Cass sits next to me, thigh pressed to mine. He doesn’t say anything, just passes me a water bottle and leans his head back against the concrete, like we’re sharing a smoke break instead of a foxhole.
Jace sits cross-legged at my other side, humming under his breath—a song I don’t know, but that makes the air feel softer.
Rhett stands guard at the door, always watchful. But every few seconds, his eyes flick to me, and there’s a ghost of a smile at the edge of his mouth.
Michael paces, checking supplies, but when he passes he gives my shoulder a squeeze. “Proud of you,” he says, as if it’s obvious.
I hold the water bottle in both hands, stare at the label, let the trembling slowly subside.
The room is a mess—blood and glass and hope in equal measure—but for the first time, I don’t feel like a burden. I feel like a person.
The siege goes on. The monsters still batter the walls.
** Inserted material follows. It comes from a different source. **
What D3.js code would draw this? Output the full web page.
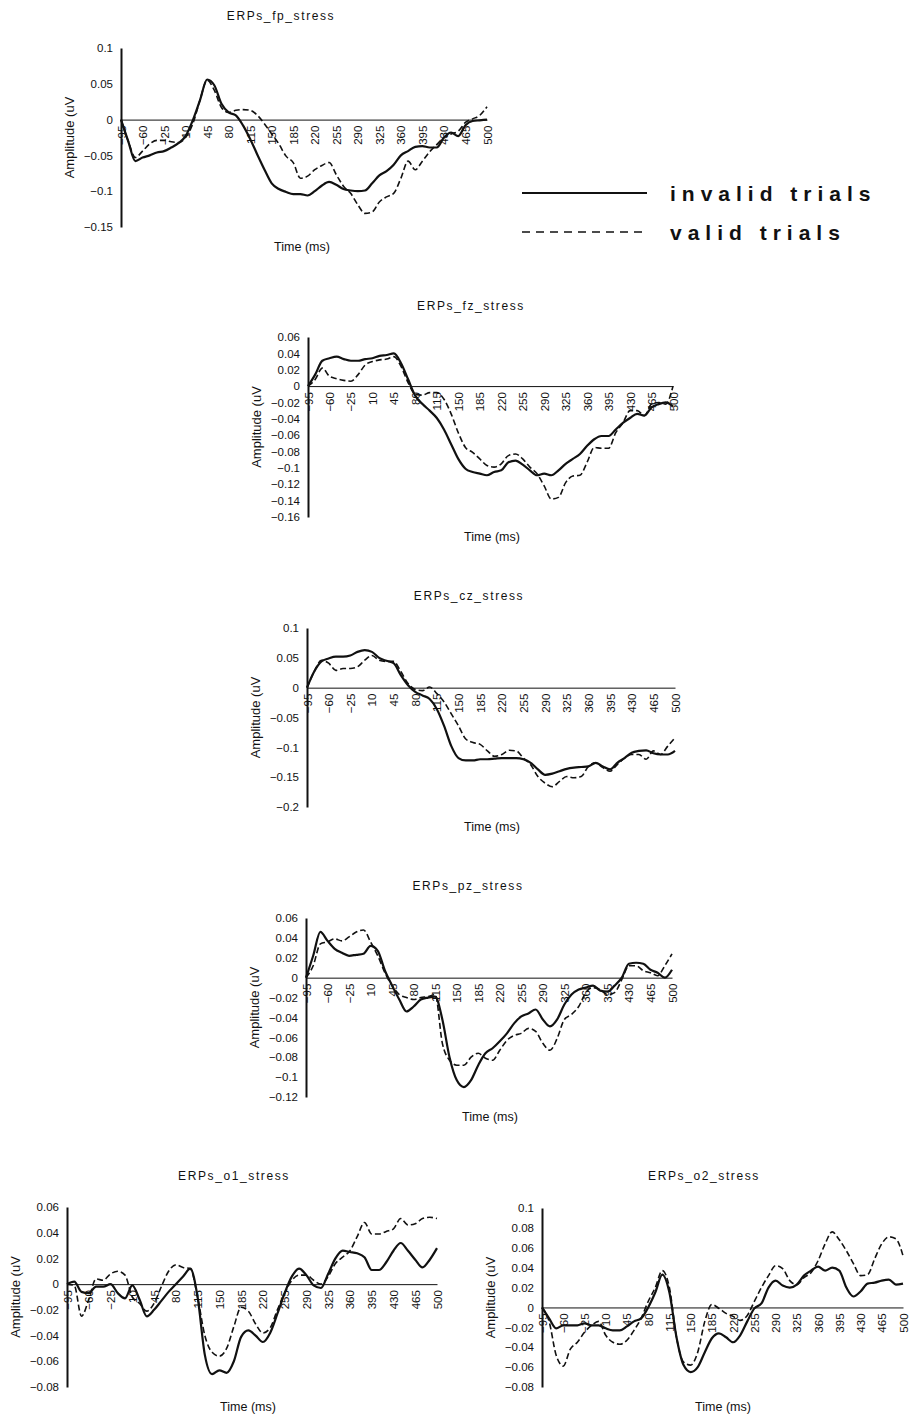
<!DOCTYPE html>
<html>
<head>
<meta charset="utf-8">
<script src="https://cdn.jsdelivr.net/npm/d3@7"></script>
<style>
body{margin:0;background:#fff;}
svg{display:block;font-family:"Liberation Sans",Arial,sans-serif;}
</style>
</head>
<body>
<div id="chart"></div>
<script>
// sample grid: one point every third of a tick (35 ms / 3)
var times = d3.range(0, 52).map(function(i){ return -95 + i*35/3; });
var xTicks = [-95,-60,-25,10,45,80,115,150,185,220,255,290,325,360,395,430,465,500];

// y tick labels per electrode
var fpTicks = [0.1,0.05,0,-0.05,-0.1,-0.15];
var fzTicks = [0.06,0.04,0.02,0,-0.02,-0.04,-0.06,-0.08,-0.1,-0.12,-0.14,-0.16];
var czTicks = [0.1,0.05,0,-0.05,-0.1,-0.15,-0.2];
var pzTicks = [0.06,0.04,0.02,0,-0.02,-0.04,-0.06,-0.08,-0.1,-0.12];
var o1Ticks = [0.06,0.04,0.02,0,-0.02,-0.04,-0.06,-0.08];
var o2Ticks = [0.1,0.08,0.06,0.04,0.02,0,-0.02,-0.04,-0.06,-0.08];

// amplitudes (uV)
var fpInvalid = [0,-0.03,-0.058,-0.053,-0.05,-0.046,-0.044,-0.039,-0.033,-0.023,
  -0.001,0.027,0.056,0.048,0.022,0.01,0.006,-0.008,-0.027,-0.049,
  -0.07,-0.089,-0.097,-0.101,-0.104,-0.104,-0.106,-0.1,-0.092,-0.087,
  -0.091,-0.097,-0.099,-0.1,-0.099,-0.089,-0.078,-0.072,-0.063,-0.05,
  -0.044,-0.038,-0.037,-0.039,-0.039,-0.025,-0.018,-0.023,-0.008,-0.002,
  -0.001,0];
var fpValid = [0,-0.03,-0.053,-0.044,-0.034,-0.029,-0.029,-0.031,-0.032,-0.025,
  -0.006,0.027,0.055,0.041,0.017,0.01,0.013,0.014,0.013,0.006,
  -0.006,-0.02,-0.034,-0.051,-0.06,-0.082,-0.079,-0.07,-0.064,-0.06,
  -0.077,-0.093,-0.103,-0.119,-0.131,-0.129,-0.115,-0.108,-0.103,-0.082,
  -0.058,-0.07,-0.058,-0.045,-0.035,-0.025,-0.02,-0.016,-0.004,0.001,
  0.006,0.018];

var fzInvalid = [0,0.014,0.031,0.034,0.036,0.033,0.031,0.031,0.033,0.034,
  0.037,0.038,0.04,0.028,0.008,-0.012,-0.022,-0.03,-0.039,-0.053,
  -0.071,-0.089,-0.101,-0.105,-0.107,-0.109,-0.105,-0.103,-0.093,-0.091,
  -0.096,-0.103,-0.109,-0.107,-0.109,-0.103,-0.095,-0.089,-0.083,-0.073,
  -0.065,-0.061,-0.061,-0.053,-0.045,-0.039,-0.034,-0.036,-0.026,-0.022,
  -0.02,-0.025];
var fzValid = [0,0.008,0.022,0.012,0.009,0.007,0.006,0.014,0.026,0.03,
  0.032,0.033,0.036,0.024,0.004,-0.01,-0.011,-0.008,-0.008,-0.016,
  -0.034,-0.057,-0.075,-0.081,-0.089,-0.097,-0.099,-0.095,-0.085,-0.083,
  -0.089,-0.099,-0.107,-0.122,-0.138,-0.136,-0.118,-0.11,-0.109,-0.093,
  -0.075,-0.076,-0.076,-0.057,-0.045,-0.03,-0.03,-0.036,-0.022,-0.02,
  -0.022,0];

var czInvalid = [0,0.027,0.044,0.049,0.052,0.052,0.054,0.06,0.063,0.06,
  0.05,0.045,0.041,0.021,0.004,-0.007,-0.013,-0.019,-0.036,-0.064,
  -0.098,-0.118,-0.122,-0.122,-0.12,-0.12,-0.119,-0.118,-0.118,-0.118,
  -0.12,-0.126,-0.137,-0.146,-0.144,-0.14,-0.136,-0.134,-0.133,-0.132,
  -0.126,-0.132,-0.137,-0.126,-0.118,-0.109,-0.106,-0.105,-0.11,-0.112,
  -0.112,-0.106];
var czValid = [0,0.027,0.046,0.041,0.029,0.032,0.032,0.035,0.046,0.054,
  0.046,0.044,0.044,0.027,0.007,-0.003,-0.005,0.001,-0.01,-0.024,
  -0.044,-0.064,-0.086,-0.092,-0.095,-0.106,-0.115,-0.112,-0.105,-0.106,
  -0.118,-0.129,-0.149,-0.16,-0.166,-0.157,-0.149,-0.151,-0.149,-0.132,
  -0.126,-0.134,-0.14,-0.129,-0.118,-0.112,-0.112,-0.12,-0.106,-0.112,
  -0.098,-0.084];

var pzInvalid = [0,0.022,0.046,0.037,0.029,0.025,0.022,0.023,0.024,0.032,
  0.027,0.007,-0.008,-0.022,-0.034,-0.029,-0.022,-0.02,-0.019,-0.042,
  -0.08,-0.103,-0.11,-0.103,-0.088,-0.076,-0.071,-0.064,-0.056,-0.046,
  -0.039,-0.036,-0.032,-0.042,-0.049,-0.042,-0.027,-0.017,-0.012,-0.01,
  -0.008,-0.013,-0.014,-0.008,0,0.014,0.015,0.014,0.008,0.005,
  0,0.008];
var pzValid = [0,0.012,0.034,0.036,0.039,0.037,0.041,0.046,0.048,0.036,
  0.022,0.005,-0.008,-0.017,-0.02,-0.022,-0.02,-0.019,-0.017,-0.066,
  -0.083,-0.088,-0.088,-0.08,-0.076,-0.081,-0.083,-0.073,-0.063,-0.058,
  -0.056,-0.051,-0.054,-0.066,-0.073,-0.061,-0.042,-0.037,-0.029,-0.015,
  -0.01,-0.012,-0.017,-0.015,-0.002,0.012,0.012,0.007,0.005,0.002,
  0.012,0.024];

var o1Invalid = [0,0.002,-0.006,-0.007,-0.002,-0.002,0,-0.007,-0.011,-0.001,
  -0.012,-0.025,-0.02,-0.013,-0.006,0,0.006,0.012,-0.01,-0.055,
  -0.07,-0.067,-0.069,-0.06,-0.041,-0.036,-0.04,-0.045,-0.038,-0.023,
  -0.007,0.006,0.012,0.007,-0.001,-0.003,0.008,0.02,0.026,0.025,
  0.024,0.021,0.011,0.011,0.017,0.026,0.032,0.026,0.019,0.013,
  0.019,0.028];
var o1Valid = [0,-0.001,-0.025,-0.012,0.004,0.003,0.008,0.01,0.007,-0.01,
  -0.015,-0.021,-0.015,-0.002,0.01,0.015,0.013,0.012,-0.01,-0.04,
  -0.053,-0.056,-0.05,-0.033,-0.018,-0.021,-0.031,-0.038,-0.034,-0.02,
  -0.007,0.003,0.007,0.007,0.003,0,0.006,0.016,0.021,0.026,
  0.037,0.048,0.039,0.039,0.041,0.043,0.051,0.046,0.047,0.051,
  0.052,0.051];

var o2Invalid = [0,-0.011,-0.021,-0.018,-0.018,-0.018,-0.016,-0.018,-0.018,-0.021,
  -0.023,-0.023,-0.019,-0.014,-0.011,0,0.015,0.033,0.015,-0.03,
  -0.058,-0.065,-0.06,-0.045,-0.031,-0.026,-0.03,-0.035,-0.028,-0.014,
  -0.001,0.004,0.02,0.027,0.022,0.02,0.023,0.032,0.037,0.041,
  0.037,0.04,0.037,0.02,0.011,0.016,0.024,0.025,0.027,0.028,
  0.023,0.024];
var o2Valid = [0,-0.014,-0.048,-0.059,-0.042,-0.035,-0.025,-0.018,-0.014,-0.028,
  -0.035,-0.037,-0.033,-0.023,-0.011,0.006,0.02,0.037,0.02,-0.03,
  -0.055,-0.058,-0.045,-0.014,0.003,-0.001,-0.006,-0.009,-0.013,-0.008,
  0.006,0.02,0.032,0.042,0.039,0.027,0.023,0.03,0.035,0.047,
  0.064,0.076,0.068,0.057,0.044,0.032,0.033,0.049,0.064,0.071,
  0.069,0.052];

var width = 911,
    height = 1416;

// where each small chart sits on the page
var panels = [
  {title:"ERPs_fp_stress", inv:fpInvalid, val:fpValid, ticks:fpTicks,
   left:121, right:487, top:48, bottom:227, titleX:281, titleY:20, timeX:302, timeY:251},
  {title:"ERPs_fz_stress", inv:fzInvalid, val:fzValid, ticks:fzTicks,
   left:308, right:673, top:337, bottom:517, titleX:471, titleY:310, timeX:492, timeY:541},
  {title:"ERPs_cz_stress", inv:czInvalid, val:czValid, ticks:czTicks,
   left:307, right:675, top:628, bottom:807, titleX:469, titleY:600, timeX:492, timeY:831},
  {title:"ERPs_pz_stress", inv:pzInvalid, val:pzValid, ticks:pzTicks,
   left:306, right:672, top:918, bottom:1097, titleX:468, titleY:890, timeX:490, timeY:1121},
  {title:"ERPs_o1_stress", inv:o1Invalid, val:o1Valid, ticks:o1Ticks,
   left:67, right:437, top:1207, bottom:1387, titleX:234, titleY:1180, timeX:248, timeY:1411},
  {title:"ERPs_o2_stress", inv:o2Invalid, val:o2Valid, ticks:o2Ticks,
   left:542, right:903, top:1208, bottom:1387, titleX:704, titleY:1180, timeX:723, timeY:1411}
];

var svg = d3.select("#chart").append("svg")
    .attr("width", width)
    .attr("height", height);

var fmt = d3.format("~g");

panels.forEach(function(p){
    var x = d3.scaleLinear()
        .domain([-95, 500])
        .range([p.left, p.right]);
    var y = d3.scaleLinear()
        .domain([d3.min(p.ticks), d3.max(p.ticks)])
        .range([p.bottom, p.top]);

    var g = svg.append("g");

    // y axis (thick line on the left)
    var ya = g.append("g")
        .attr("transform", "translate(" + p.left + ",0)")
        .call(d3.axisLeft(y).tickValues(p.ticks).tickFormat(fmt).tickSize(0).tickSizeOuter(0).tickPadding(8));
    ya.select(".domain").attr("stroke", "#111").attr("stroke-width", 2);
    ya.selectAll("text")
        .attr("fill", "#111")
        .style("font-size", "11.5px")
        .style("font-family", "'Liberation Sans',Arial,sans-serif");

    // x axis at zero, rotated labels
    var xa = g.append("g")
        .attr("transform", "translate(0," + y(0) + ")")
        .call(d3.axisBottom(x).tickValues(xTicks).tickSize(0).tickSizeOuter(0));
    xa.select(".domain").attr("stroke", "#111").attr("stroke-width", 1);
    xa.selectAll("text")
        .attr("fill", "#111")
        .attr("x", -6)
        .attr("y", 0)
        .attr("dy", "0.35em")
        .attr("transform", "rotate(-90)")
        .style("text-anchor", "end")
        .style("font-size", "11.5px")
        .style("font-family", "'Liberation Sans',Arial,sans-serif");

    var line = d3.line()
        .x(function(d,i){ return x(times[i]); })
        .y(function(d){ return y(d); })
        .curve(d3.curveMonotoneX);

    // valid trials (dashed)
    g.append("path")
        .datum(p.val)
        .attr("d", line)
        .attr("fill", "none")
        .attr("stroke", "#111")
        .attr("stroke-width", 1.6)
        .attr("stroke-dasharray", "6,3");

    // invalid trials (solid)
    g.append("path")
        .datum(p.inv)
        .attr("d", line)
        .attr("fill", "none")
        .attr("stroke", "#111")
        .attr("stroke-width", 2.2);

    // title
    g.append("text")
        .attr("x", p.titleX)
        .attr("y", p.titleY)
        .style("text-anchor", "middle")
        .style("font-size", "12px")
        .style("letter-spacing", "1.6px")
        .attr("fill", "#111")
        .text(p.title);

    // axis titles
    g.append("text")
        .attr("x", p.timeX)
        .attr("y", p.timeY)
        .style("text-anchor", "middle")
        .style("font-size", "12.5px")
        .attr("fill", "#111")
        .text("Time (ms)");

    g.append("text")
        .attr("transform", "translate(" + (p.left - 52) + "," + ((p.top + p.bottom)/2) + ") rotate(-90)")
        .attr("dy", "0.35em")
        .style("text-anchor", "middle")
        .style("font-size", "13px")
        .attr("fill", "#111")
        .text("Amplitude (uV");
});

// Legend
var legend = svg.append("g");
legend.append("line")
    .attr("x1", 522).attr("x2", 647)
    .attr("y1", 193).attr("y2", 193)
    .attr("stroke", "#111")
    .attr("stroke-width", 2);
legend.append("line")
    .attr("x1", 522).attr("x2", 642)
    .attr("y1", 232).attr("y2", 232)
    .attr("stroke", "#111")
    .attr("stroke-width", 1.6)
    .attr("stroke-dasharray", "8,6");
legend.append("text")
    .attr("x", 670).attr("y", 201)
    .style("font-size", "21px")
    .style("font-weight", "bold")
    .style("letter-spacing", "6px")
    .attr("fill", "#111")
    .text("invalid trials");
legend.append("text")
    .attr("x", 670).attr("y", 240)
    .style("font-size", "21px")
    .style("font-weight", "bold")
    .style("letter-spacing", "6px")
    .attr("fill", "#111")
    .text("valid trials");
</script>
</body>
</html>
But for now, we hold.
And when the time comes, I know which side I’ll be fighting for.
Chapter Eighteen: Strength in Numbers
Lira
The worst part of waiting for death is the smell. The stench of the cellar was already enough to strip paint—old mildew, half-rotted potato sacks, the thick undernote of rust and spilled bleach—but layered now with the high, hot stink of fear, it hits like a slap every time you try to breathe. The crowd of survivors press in tight, bodies overlapping in a mess of makeshift blankets and old uniforms. Someone has passed out against my hip, breathing in rapid, rabbit spasms. I don't know if she is wounded or just in shock. At this point, the difference is academic.